Welsh cakes, sometimes called “bakestones” or as my family calls them – “plank-cooks”, are something I’ve enjoyed cooking and eating since I was small. I’ve made them for friends and colleagues to a warm reception. Many have asked for the recipe so here it is. There are lots of welsh cake variations, usually regional. I don’t claim these are the best or easiest they are just the ones that four generations of my family have made.
This makes about 30. Preparation takes around 30 mins. Cooking takes about 45 mins and you need to be there for all of it.
* 1lb/450g Self-raising flour
* ½lb/225g Butter
* 6oz/170g Caster sugar
* 12oz/340g Currants
* 3 Eggs
* drop of milk
* I’ve given both imperial (UK) and metric but in reality I’ve always measured this is imperial so the metric is an approximation.
* You can use Margarine in place of butter but make sure it’s a suitable for baking one (e.g. not Flora light!).
* You can use Sultanas in place of the currants. Raisins will do at a push but can go bitter at the cooking stage.
* I’ve made a sugar-free version (for diabetics) using granular Canderel – use ¾oz/20g in place of all the sugar.
1. Sift the flour ( not strictly required but makes for a smoother mix)
2. Rub the butter into the flour until it is like breadcrumbs
3. Add the fruit and sugar and mix together
4. Add the eggs and mix well
5. Add the milk very gradually while mixing. The consistency you are looking for is like
sticky pastry. Not too dry or it will break up when cooking but too sticky will make it hard
to roll out.
6. Roll out the mix on a floured surface. Roll it until it is about ¼” / ½ cm thick.
7. Cut into 2½” / 7cm rounds. I use a pastry cutter but my Nan always used the same
8. Cook on a greased (with butter) smooth griddle or heavy frying pan. They usually take about 30 seconds on
each side – until they are brown but not burned. Flip them once and leave to cool.
9. Dust with caster or icing sugar.
Best served slightly warm with a bit of butter and cup of tea! They are not usually accompanied by jam or cream. If you want that make scones.
They will keep in an air-tight container for a few days without drying out. You can freeze them when they have cooled properly. Defrost at room temperature and enjoy.

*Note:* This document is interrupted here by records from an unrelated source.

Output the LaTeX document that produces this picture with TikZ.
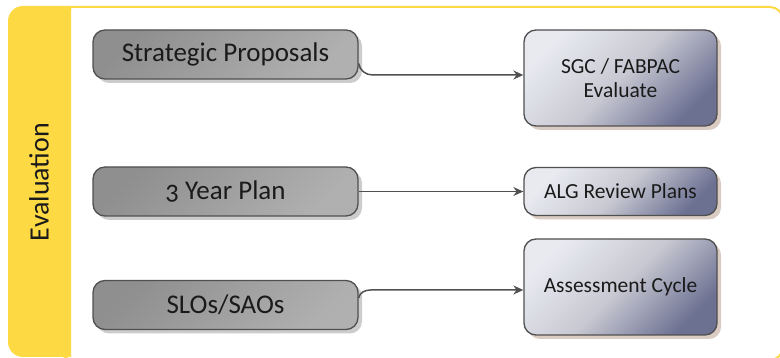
\documentclass[tikz,border=0pt]{standalone}
\usepackage{fontspec}
\setmainfont{Carlito}[Numbers=OldStyle]
\usetikzlibrary{positioning,shadows,arrows.meta}

\definecolor{bandyellow}{HTML}{FDD944}
\definecolor{edgegray}{HTML}{505050}
\definecolor{inkblack}{HTML}{1A1A1A}

\begin{document}
\begin{tikzpicture}[x=1pt, y=-1pt, thick,
  topic/.style = {draw=edgegray, line width=1.3pt, rounded corners=12pt,
    minimum width=265pt, minimum height=49pt, text=inkblack,
    shading=axis, top color=black!44, bottom color=black!31, shading angle=45,
    drop shadow={shadow xshift=4pt, shadow yshift=-4pt, fill=black!20, opacity=1},
    font=\fontsize{27}{30}\selectfont},
  action/.style = {draw=edgegray, line width=1.3pt, rounded corners=12pt,
    minimum width=193pt, text=inkblack, align=center,
    shading=axis, top color={rgb,255:red,232;green,234;blue,240}, bottom color={rgb,255:red,108;green,113;blue,146},
    middle color={rgb,255:red,200;green,200;blue,210}, shading angle=45,
    drop shadow={shadow xshift=4pt, shadow yshift=-4pt, fill={rgb,255:red,218;green,203;blue,195}, opacity=1},
    font=\fontsize{21.5}{24}\selectfont},
  link/.style = {draw=edgegray, line width=1.5pt, -{Stealth[length=10pt,width=9pt]}}]
\useasboundingbox (0,0) rectangle (780,358);

% frame and side band
\draw[bandyellow, line width=2pt, rounded corners=13pt] (60,7) rectangle (783,360);
\fill[bandyellow] (71,6) [rounded corners=15pt] -- (8,6) -- (8,357) [sharp corners] -- (71,357) -- cycle;
\node[rotate=90, text=inkblack, font=\fontsize{28}{30}\selectfont] (eval) at (39,182) {Evaluation};

% left column
\node[topic] (sp) at (225.5,54.5) {Strategic Proposals};
\node[topic] (ylp) [below of=sp, node distance=137pt] {3 Year Plan};
\node[topic] (slo) [below of=ylp, node distance=113.5pt] {SLOs/SAOs};

% right column
\node[action, minimum height=96pt] (sgc) at (620.5,78) {SGC / FABPAC\\Evaluate};
\node[action, minimum height=48pt] (alg) at (620.5,191.5) {ALG Review Plans};
\node[action, minimum height=96pt] (ac) at (620.5,287) {Assessment Cycle};

\coordinate (k1) at ([yshift=3pt]sgc.west);
\coordinate (k3) at ([yshift=-3pt]ac.west);
\draw[link] ([yshift=-9pt]sp.east) to[out=-80,in=180] ([xshift=14pt]sp.east |- k1) -- (k1);
\draw[link] (ylp.east) -- (alg.west);
\draw[link] ([yshift=7pt]slo.east) to[out=80,in=180] ([xshift=12pt]slo.east |- k3) -- (k3);
\end{tikzpicture}
\end{document}
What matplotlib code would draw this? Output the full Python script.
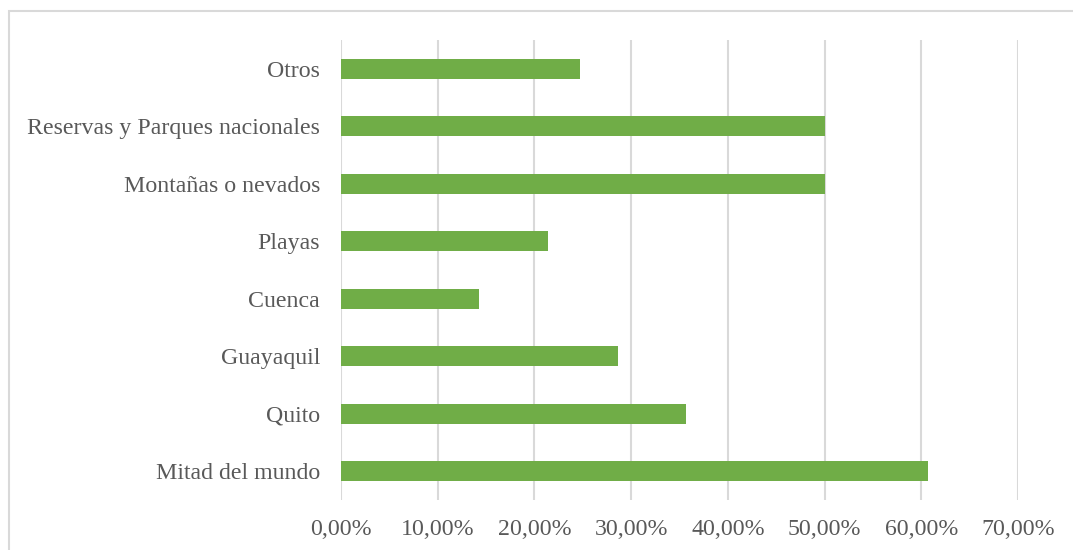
import matplotlib
matplotlib.use("Agg")
import matplotlib.pyplot as plt
from matplotlib.patches import Rectangle
from matplotlib.ticker import FuncFormatter

categories = ["Mitad del mundo", "Quito", "Guayaquil", "Cuenca", "Playas",
              "Montañas o nevados", "Reservas y Parques nacionales", "Otros"]
values = [60.7, 35.7, 28.6, 14.3, 21.4, 50.0, 50.0, 24.7]

plt.rcParams["font.family"] = ["Liberation Serif", "DejaVu Serif"]
text_color = "#595959"

fig = plt.figure(figsize=(10.73, 5.5), dpi=100)
ax = fig.add_axes([0.3178, 0.0909, 0.6310, 0.8364])

ax.barh(range(len(categories)), values, height=0.35, color="#70ad47", zorder=3)
ax.set_xlim(0, 70)
ax.set_ylim(-0.5, len(categories) - 0.5)
ax.set_xticks(range(0, 71, 10))
ax.xaxis.set_major_formatter(FuncFormatter(lambda v, _: f"{v:.2f}%".replace(".", ",")))
ax.set_yticks(range(len(categories)))
ax.set_yticklabels(categories)
ax.tick_params(axis="both", length=0, labelsize=17.2, colors=text_color)
ax.tick_params(axis="y", pad=15)
ax.tick_params(axis="x", pad=13.5)
ax.grid(axis="x", color="#d9d9d9", lw=1.5, zorder=0)
for s in ax.spines.values():
    s.set_visible(False)

# outer chart frame
fig.patches.append(Rectangle((9 / 1073, -0.1), 1.2, 1 - 11 / 550 + 0.1,
                             transform=fig.transFigure, fill=False,
                             edgecolor="#d9d9d9", lw=1.5))

fig.savefig("out.png", dpi=100)
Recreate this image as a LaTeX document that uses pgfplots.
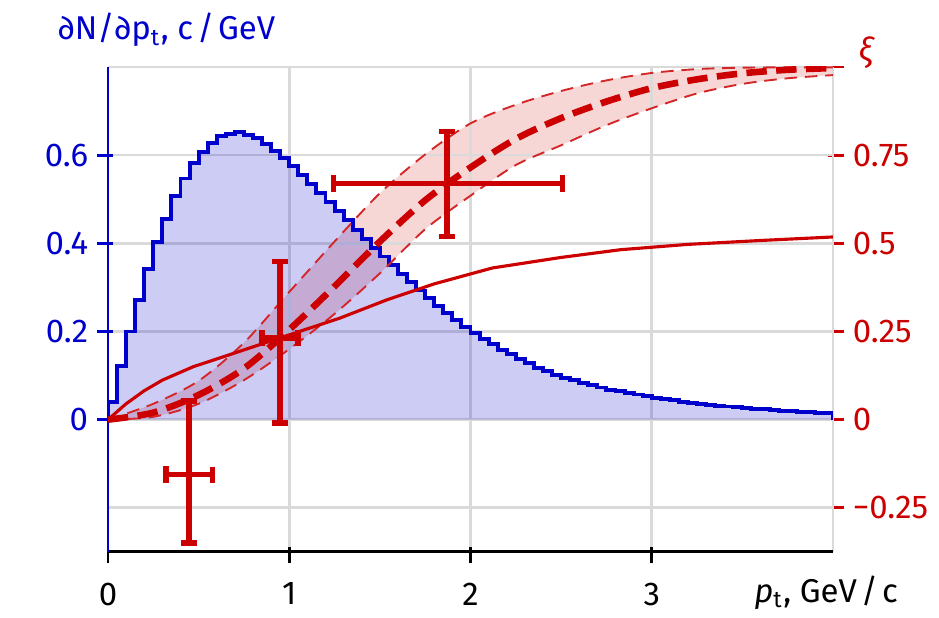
\documentclass[border=0pt]{standalone}
\usepackage{fontspec}
\setmainfont{Fira Sans}
\usepackage{pgfplots}
\pgfplotsset{compat=1.18}
\usepackage{pgfplotstable}
\usepgfplotslibrary{fillbetween}
\definecolor{myblue}{RGB}{0,0,205}
\definecolor{myred}{RGB}{204,0,0}
\definecolor{gridgray}{RGB}{218,218,218}

\pgfplotstableread{
x y
0.00 0
0.00 0.041
0.05 0.121
0.10 0.200
0.15 0.272
0.20 0.341
0.25 0.402
0.30 0.455
0.35 0.507
0.40 0.547
0.45 0.583
0.50 0.608
0.55 0.627
0.60 0.643
0.65 0.649
0.70 0.652
0.75 0.646
0.80 0.638
0.85 0.625
0.90 0.610
0.95 0.593
1.00 0.575
1.05 0.555
1.10 0.534
1.15 0.514
1.20 0.493
1.25 0.473
1.30 0.452
1.35 0.431
1.40 0.410
1.45 0.390
1.50 0.370
1.55 0.350
1.60 0.331
1.65 0.312
1.70 0.293
1.75 0.275
1.80 0.258
1.85 0.241
1.90 0.226
1.95 0.211
2.00 0.197
2.05 0.183
2.10 0.171
2.15 0.159
2.20 0.148
2.25 0.137
2.30 0.128
2.35 0.118
2.40 0.110
2.45 0.102
2.50 0.095
2.55 0.089
2.60 0.083
2.65 0.078
2.70 0.073
2.75 0.068
2.80 0.064
2.85 0.060
2.90 0.057
2.95 0.053
3.00 0.050
3.05 0.047
3.10 0.044
3.15 0.041
3.20 0.0385
3.25 0.0361
3.30 0.0339
3.35 0.0318
3.40 0.0298
3.45 0.0280
3.50 0.0262
3.55 0.0246
3.60 0.0231
3.65 0.0216
3.70 0.0203
3.75 0.0190
3.80 0.0179
3.85 0.0167
3.90 0.0157
3.95 0.0147
4.00 0.0147
4.00 0
}\hist

\pgfplotstableread{
x c up lo
0.00 0.000 0.000 0.000
0.25 0.020 0.045 0.008
0.50 0.070 0.110 0.045
0.75 0.145 0.218 0.112
1.00 0.255 0.362 0.200
1.25 0.378 0.505 0.300
1.50 0.505 0.642 0.415
1.75 0.622 0.752 0.540
2.00 0.715 0.840 0.635
2.25 0.796 0.893 0.722
2.50 0.855 0.932 0.778
2.75 0.902 0.962 0.835
3.00 0.940 0.983 0.883
3.25 0.965 0.994 0.925
3.50 0.982 0.998 0.952
3.75 0.992 0.999 0.968
4.00 0.997 0.999 0.977
}\band

\pgfplotstableread{
x y
0.00 0.000
0.10 0.045
0.20 0.082
0.30 0.112
0.47 0.150
0.67 0.184
0.95 0.232
1.28 0.288
1.54 0.340
1.80 0.385
2.12 0.430
2.50 0.460
2.83 0.482
3.20 0.497
3.60 0.508
4.00 0.518
}\solid

\pgfplotsset{base/.style={scale only axis, width=231pt, height=154.5pt, xmin=0, xmax=4}}

\begin{document}
\fontsize{10.5}{12.6}\selectfont
\begin{tikzpicture}
% grid
\begin{axis}[base, ymin=-0.3, ymax=0.8,
  xtick={0,1,2,3,4}, ytick={-0.2,0,0.2,0.4,0.6,0.8},
  xticklabels={}, yticklabels={},
  grid=major, major grid style={gridgray, line width=0.85pt},
  axis line style={draw=none}, major tick length=0pt]
\end{axis}
% left axis (histogram)
\begin{axis}[base, ymin=-0.3, ymax=0.8,
  axis x line*=bottom, axis y line*=left,
  x axis line style={black, line width=0.9pt},
  y axis line style={myblue, line width=0.9pt},
  xtick={0,1,2,3}, xticklabels={0,1,2,3},
  ytick={0,0.2,0.4,0.6}, yticklabels={0,0.2,0.4,0.6},
  tick align=center, major tick length=5.3pt,
  xtick style={black, line width=0.9pt, yshift=-1pt},
  ytick style={myblue, line width=0.9pt, xshift=-1pt},
  yticklabel style={text=myblue},
  xticklabel style={yshift=-3.5pt},
  xlabel={\textit{p}\textsubscript{t}, GeV\kern0.12em/\kern0.12em c},
  xlabel style={at={(axis description cs:1,0)}, anchor=base, xshift=-2.2pt, yshift=-16.2pt},
  ylabel={∂N/∂p\textsubscript{t}, c\kern0.12em/\kern0.12em GeV},
  ylabel style={at={(axis description cs:0,1)}, rotate=-90, anchor=base, xshift=18.7pt, yshift=8.6pt, text=myblue},
]
\addplot[const plot, draw=myblue, line width=1.25pt, fill=myblue, fill opacity=0.2] table {\hist};
\end{axis}
% right axis (xi)
\begin{axis}[base, ymin=-0.375, ymax=1,
  axis x line=none, axis y line*=right,
  y axis line style={myred, line width=0.9pt},
  ytick={-0.25,0,0.25,0.5,0.75,1}, yticklabels={−0.25,0,0.25,0.5,0.75,{}},
  tick align=center, major tick length=5.3pt,
  ytick style={myred, line width=0.9pt, xshift=1pt},
  yticklabel style={text=myred},
  ylabel={\textit{ξ}},
  ylabel style={at={(axis description cs:1,1)}, rotate=-90, anchor=center, xshift=10.8pt, yshift=4.6pt, text=myred},
]
\addplot[name path=up, smooth, myred!85, line width=0.6pt, dash pattern=on 4pt off 2.5pt] table[x=x, y=up] {\band};
\addplot[name path=lo, smooth, myred!85, line width=0.6pt, dash pattern=on 4pt off 2.5pt] table[x=x, y=lo] {\band};
\addplot[myred, fill opacity=0.16, draw=none] fill between[of=up and lo];
\addplot[smooth, myred, line width=2.1pt, dash pattern=on 6.5pt off 3pt] table[x=x, y=c] {\band};
\addplot[myred, line width=1pt] table {\solid};
\addplot[myred, only marks, mark=*, mark size=0.7pt,
  error bars/.cd, x dir=both, y dir=both, x explicit, y explicit,
  error bar style={line width=1.8pt, myred},
  error mark options={rotate=90, mark size=2.6pt, line width=1.8pt, myred}]
  coordinates {
  (0.447,-0.156) += (0.129,0.208) -= (0.128,0.193)
  (0.950,0.232) += (0.100,0.216) -= (0.100,0.241)
  (1.871,0.670) += (0.636,0.147) -= (0.626,0.151)
  };
\end{axis}
\pgfresetboundingbox
\path (-34.41pt,-21.03pt) rectangle (264.78pt,175.85pt);
\end{tikzpicture}
\end{document}
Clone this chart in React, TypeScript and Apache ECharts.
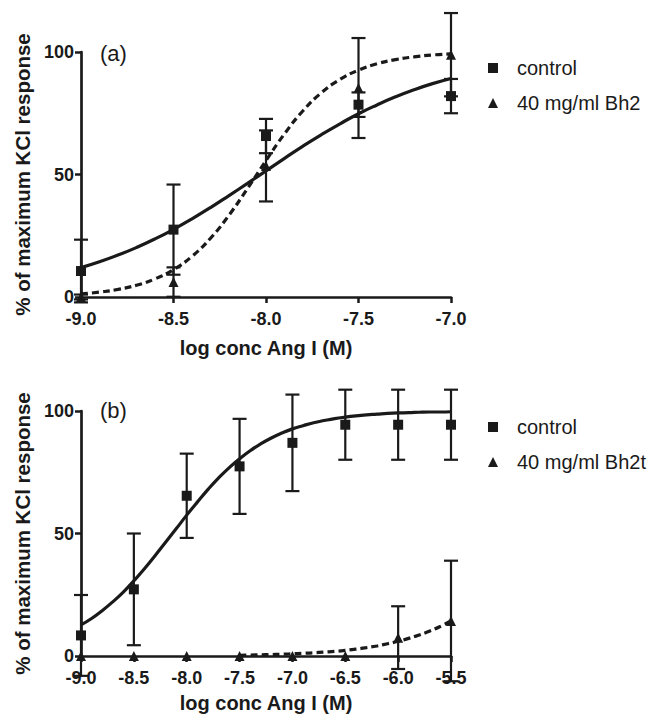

Don’t be tempted to cook them for too long or they burn. If the inside seems less cooked when you take them off that’s fine. It continues to cook slightly and if you leave them on too long the outside burns and that tastes horrible. My Nan taught me to flip them using my hands (careful though). She said if you could lift them and the underside was stiff they were ready to turn , if they bend too much then you need to leave them a bit.
You can also freeze the dough once it is made and defrost it before cooking but in my experience the best ones are made from fresh dough. In a similar way some recipes recommend chilling the dough for a couple of hours before cooking but that’s not something I was ever taught to do or have tried (habit I guess).
Traditionally they are baked on a smooth griddle – often called a plank or stone. A heavy or thick frying pan will do but some of the more modern frying pans transmit the heat too quickly and the cakes burn. DO NOT use oil on the griddle/pan – instead grease it with butter. The heat setting for the griddle will vary depending upon your cooker and griddle. Experiment with various settings until you reach a good one. As said you want them to go golden after about 30 seconds.